Lise Millette, L’Indice bohémien, Abitibi-Témiscamingue, décembre 2020
Chaque semaine, Christel Bergeron conduit l’autobus du circuit numéro deux pour le Centre de services scolaire de la Baie-James et Lac-Abitibi. Son masque de tissu, derrière son volant, cèdera sa place au masque à souder une fois revenue chez elle, dans son atelier nommé Les feux du paradis. Cet âtre de création a vu naître des œuvres, certaines plus grandes que nature, qui occupent désormais des places de choix dans le paysage régional.
Dans son petit refuge de Val-Paradis, loin des foules, Christel Bergeron ne cherche pas la popularité à tout prix. Elle sait jouer avec les torches et les flammes, mais si une source de chaleur la rebute, c’est bien celle des feux des projecteurs. « Longtemps, ce que je voulais, c’était exposer. Quand c’est arrivé, j’ai été frappée par le côté très public de tout ça. On rencontre énormément de gens, on devient le centre d’attention. Je suis quelqu’un de très sociable, mais tout cet intérêt m’a un peu déstabilisée. J’ai compris que ce que je voulais ce n’était pas d’être vue, moi, mais que mes œuvres soient vues », nuance Christel Bergeron.
Trois coureurs métalliques, surmontés sur une sphère d’acier, trônent désormais à Sainte-Germaine-Boulé. La sculpture signée Christel Bergeron a été installée en juillet 2020, et inaugurée officiellement en octobre, dans un sobre bain de foule pandémique. « Je sens que je laisse une touche de moi dans mon petit coin de pays », confie-t-elle.

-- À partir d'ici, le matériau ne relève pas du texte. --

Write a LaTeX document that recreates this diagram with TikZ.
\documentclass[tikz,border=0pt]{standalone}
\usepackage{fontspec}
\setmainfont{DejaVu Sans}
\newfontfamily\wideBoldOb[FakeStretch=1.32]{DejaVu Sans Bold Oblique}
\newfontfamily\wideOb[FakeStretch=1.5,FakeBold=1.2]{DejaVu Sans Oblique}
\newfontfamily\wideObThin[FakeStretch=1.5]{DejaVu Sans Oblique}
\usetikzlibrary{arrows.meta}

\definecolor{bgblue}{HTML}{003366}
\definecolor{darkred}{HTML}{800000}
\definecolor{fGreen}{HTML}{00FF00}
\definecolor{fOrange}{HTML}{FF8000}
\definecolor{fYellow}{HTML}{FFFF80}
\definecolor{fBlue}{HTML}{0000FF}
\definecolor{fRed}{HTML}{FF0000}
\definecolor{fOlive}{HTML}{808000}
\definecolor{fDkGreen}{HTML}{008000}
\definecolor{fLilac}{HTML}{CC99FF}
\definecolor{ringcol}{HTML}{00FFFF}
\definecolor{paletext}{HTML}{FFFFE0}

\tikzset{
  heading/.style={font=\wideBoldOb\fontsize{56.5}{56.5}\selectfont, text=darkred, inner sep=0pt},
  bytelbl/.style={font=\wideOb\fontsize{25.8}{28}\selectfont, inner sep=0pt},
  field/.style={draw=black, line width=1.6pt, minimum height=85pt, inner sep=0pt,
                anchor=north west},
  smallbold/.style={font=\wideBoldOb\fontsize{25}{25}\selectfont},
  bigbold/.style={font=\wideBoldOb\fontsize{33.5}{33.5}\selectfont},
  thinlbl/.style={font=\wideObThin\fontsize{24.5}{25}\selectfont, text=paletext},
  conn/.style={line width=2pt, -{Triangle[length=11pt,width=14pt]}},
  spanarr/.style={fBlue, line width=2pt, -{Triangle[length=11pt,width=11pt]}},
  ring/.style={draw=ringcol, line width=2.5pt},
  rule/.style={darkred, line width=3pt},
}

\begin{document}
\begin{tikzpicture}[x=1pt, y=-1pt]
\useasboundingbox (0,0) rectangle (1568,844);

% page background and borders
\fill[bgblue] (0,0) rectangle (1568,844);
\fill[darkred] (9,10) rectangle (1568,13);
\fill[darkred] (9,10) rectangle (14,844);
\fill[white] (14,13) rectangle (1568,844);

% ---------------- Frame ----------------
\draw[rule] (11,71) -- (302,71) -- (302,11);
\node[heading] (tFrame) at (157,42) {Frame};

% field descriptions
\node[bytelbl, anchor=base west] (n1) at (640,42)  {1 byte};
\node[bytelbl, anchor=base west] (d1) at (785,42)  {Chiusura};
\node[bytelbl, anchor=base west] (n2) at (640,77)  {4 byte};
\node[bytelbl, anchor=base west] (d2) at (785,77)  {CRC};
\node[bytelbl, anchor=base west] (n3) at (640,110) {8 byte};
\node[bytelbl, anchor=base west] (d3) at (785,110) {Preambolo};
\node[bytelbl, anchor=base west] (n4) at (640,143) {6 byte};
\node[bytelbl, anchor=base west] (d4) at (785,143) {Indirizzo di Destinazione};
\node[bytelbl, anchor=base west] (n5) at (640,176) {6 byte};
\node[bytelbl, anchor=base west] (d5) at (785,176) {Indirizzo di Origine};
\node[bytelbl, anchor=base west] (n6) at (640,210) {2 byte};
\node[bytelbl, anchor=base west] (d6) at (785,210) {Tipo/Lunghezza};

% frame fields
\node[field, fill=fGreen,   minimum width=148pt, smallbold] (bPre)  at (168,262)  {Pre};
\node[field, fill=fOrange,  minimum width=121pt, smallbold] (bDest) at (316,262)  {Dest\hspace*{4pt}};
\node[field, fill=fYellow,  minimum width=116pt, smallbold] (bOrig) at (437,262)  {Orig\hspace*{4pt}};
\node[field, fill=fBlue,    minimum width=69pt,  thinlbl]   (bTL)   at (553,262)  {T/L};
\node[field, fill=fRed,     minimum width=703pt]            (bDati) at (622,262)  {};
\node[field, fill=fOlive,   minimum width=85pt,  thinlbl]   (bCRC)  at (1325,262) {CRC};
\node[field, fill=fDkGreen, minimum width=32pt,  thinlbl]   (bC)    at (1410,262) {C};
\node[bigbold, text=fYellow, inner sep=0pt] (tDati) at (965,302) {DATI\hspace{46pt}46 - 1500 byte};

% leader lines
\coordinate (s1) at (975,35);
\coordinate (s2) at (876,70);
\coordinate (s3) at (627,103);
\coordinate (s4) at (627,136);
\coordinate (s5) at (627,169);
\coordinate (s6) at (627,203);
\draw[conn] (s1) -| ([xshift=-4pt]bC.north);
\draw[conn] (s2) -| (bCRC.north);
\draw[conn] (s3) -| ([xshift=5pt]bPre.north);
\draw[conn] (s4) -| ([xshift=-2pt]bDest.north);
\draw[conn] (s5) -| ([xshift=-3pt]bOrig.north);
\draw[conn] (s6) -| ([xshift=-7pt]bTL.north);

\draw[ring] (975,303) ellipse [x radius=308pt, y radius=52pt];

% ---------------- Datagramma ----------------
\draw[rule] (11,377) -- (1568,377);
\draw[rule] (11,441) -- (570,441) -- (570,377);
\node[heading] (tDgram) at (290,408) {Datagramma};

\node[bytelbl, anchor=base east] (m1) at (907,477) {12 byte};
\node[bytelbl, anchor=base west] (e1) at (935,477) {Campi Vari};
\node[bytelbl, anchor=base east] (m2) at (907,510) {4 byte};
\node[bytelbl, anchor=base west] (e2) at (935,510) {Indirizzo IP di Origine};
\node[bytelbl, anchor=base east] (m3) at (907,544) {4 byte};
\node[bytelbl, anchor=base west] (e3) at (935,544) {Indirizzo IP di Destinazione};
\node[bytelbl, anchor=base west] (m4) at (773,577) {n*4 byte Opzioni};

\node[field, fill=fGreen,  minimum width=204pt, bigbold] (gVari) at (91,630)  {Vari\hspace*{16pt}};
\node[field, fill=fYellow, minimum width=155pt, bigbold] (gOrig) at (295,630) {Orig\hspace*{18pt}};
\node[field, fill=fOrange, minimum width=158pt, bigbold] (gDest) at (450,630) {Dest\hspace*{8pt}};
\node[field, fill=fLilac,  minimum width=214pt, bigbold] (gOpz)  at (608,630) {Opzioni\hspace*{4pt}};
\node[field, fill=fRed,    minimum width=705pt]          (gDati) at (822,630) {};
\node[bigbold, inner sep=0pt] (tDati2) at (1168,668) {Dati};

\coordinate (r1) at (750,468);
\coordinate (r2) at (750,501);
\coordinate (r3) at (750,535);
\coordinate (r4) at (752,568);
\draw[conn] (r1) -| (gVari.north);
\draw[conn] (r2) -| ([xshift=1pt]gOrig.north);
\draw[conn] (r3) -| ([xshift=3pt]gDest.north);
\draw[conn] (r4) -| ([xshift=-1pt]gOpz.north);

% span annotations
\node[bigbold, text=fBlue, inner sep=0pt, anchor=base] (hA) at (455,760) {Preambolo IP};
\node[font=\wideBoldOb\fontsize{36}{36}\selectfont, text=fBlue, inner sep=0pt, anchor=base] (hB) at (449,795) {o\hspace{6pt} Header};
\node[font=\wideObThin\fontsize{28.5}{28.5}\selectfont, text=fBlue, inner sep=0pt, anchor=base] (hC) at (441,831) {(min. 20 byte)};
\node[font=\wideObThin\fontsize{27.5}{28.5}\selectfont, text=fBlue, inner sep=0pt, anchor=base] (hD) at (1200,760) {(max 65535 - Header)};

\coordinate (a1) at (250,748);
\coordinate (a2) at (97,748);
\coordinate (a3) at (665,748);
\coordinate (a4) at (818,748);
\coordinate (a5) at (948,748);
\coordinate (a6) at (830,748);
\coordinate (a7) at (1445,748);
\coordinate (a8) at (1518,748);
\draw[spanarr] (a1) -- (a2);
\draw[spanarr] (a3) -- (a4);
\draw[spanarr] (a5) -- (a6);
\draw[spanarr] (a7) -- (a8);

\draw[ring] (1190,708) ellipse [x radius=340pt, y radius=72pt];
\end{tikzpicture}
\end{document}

Le travail de Christel Bergeron a toutefois dépassé les frontières régionales. Précédemment, deux de ses pièces emblématiques, La Gardienne et Incantation (en page couverture), ont aussi été exposées à l’extérieur de la région, la première à la Galerie Linart de Cantley et la seconde, à l’espace Pierre-Debain de Gatineau. Ces grandes dames de fer sont pour elle une grande source de satisfaction et de fierté. « De rendre quelque chose d’aussi gros, ça me donne un « oumph ». Partir de rien et aboutir là comme résultat, c’est quelque chose qui me donne le goût de continuer », résume-t-elle.
LE CHEMIN DE LA RECONNAISSANCE
L’ascension rapide vers la notoriété fait en sorte que les demandes fusent d’un peu partout. « Oh oui, j’ai des demandes, certaines extérieures de la région, mais je choisis aussi ce que j’accepte et ce que je m’engage à faire. »
Christel Bergeron n’a pas l’intention de quitter son milieu ni son mode de vie ni son oasis. « Je souhaite que mon travail demeure avant tout artisanal. Je ne veux pas que ça devienne trop gros », assure-t-elle tout en précisant qu’elle est reconnaissante de la visibilité dont elle a pu bénéficier jusqu’ici.
Il faut dire que le chemin parcouru est considérable depuis la sortie de son cours en soudure en 2011 au Centre de formation professionnelle de La Sarre. « Chaque fois que je vois une de mes œuvres quelque part, je me dis que j’ai réussi, mais je ne me fixe pas d’objectifs. Je demeure très terre à terre. »
LE PRIX DES MÉTAUX : UN FREIN CRÉATIF
Les demandes, les appels de proposition, l’inspiration : rien ne manque. Une dure réalité freine toutefois les élans de l’artiste-soudeuse. La pandémie de COVID-19 a eu un impact direct sur le prix des métaux. Le prix de sa matière de base, le métal, a connu une hausse marquée. « Les prix des matériaux ont explosé. C’est un peu ce qui me limite en ce moment dans mes projets. Le prix du fer, du fil à souder, du gaz : tout a augmenté. Je ne peux pas refiler ces coûts-là et doubler mes prix », explique-t-elle.
En attendant un retour, sinon à la normalité, du moins à une meilleure accessibilité, Christel Bergeron poursuit sa routine, mais parions que les crayons, les papiers, les croquis et peut-être aussi quelques moulures de plâtres pour de futurs projets continueront d’émerger et de se multiplier.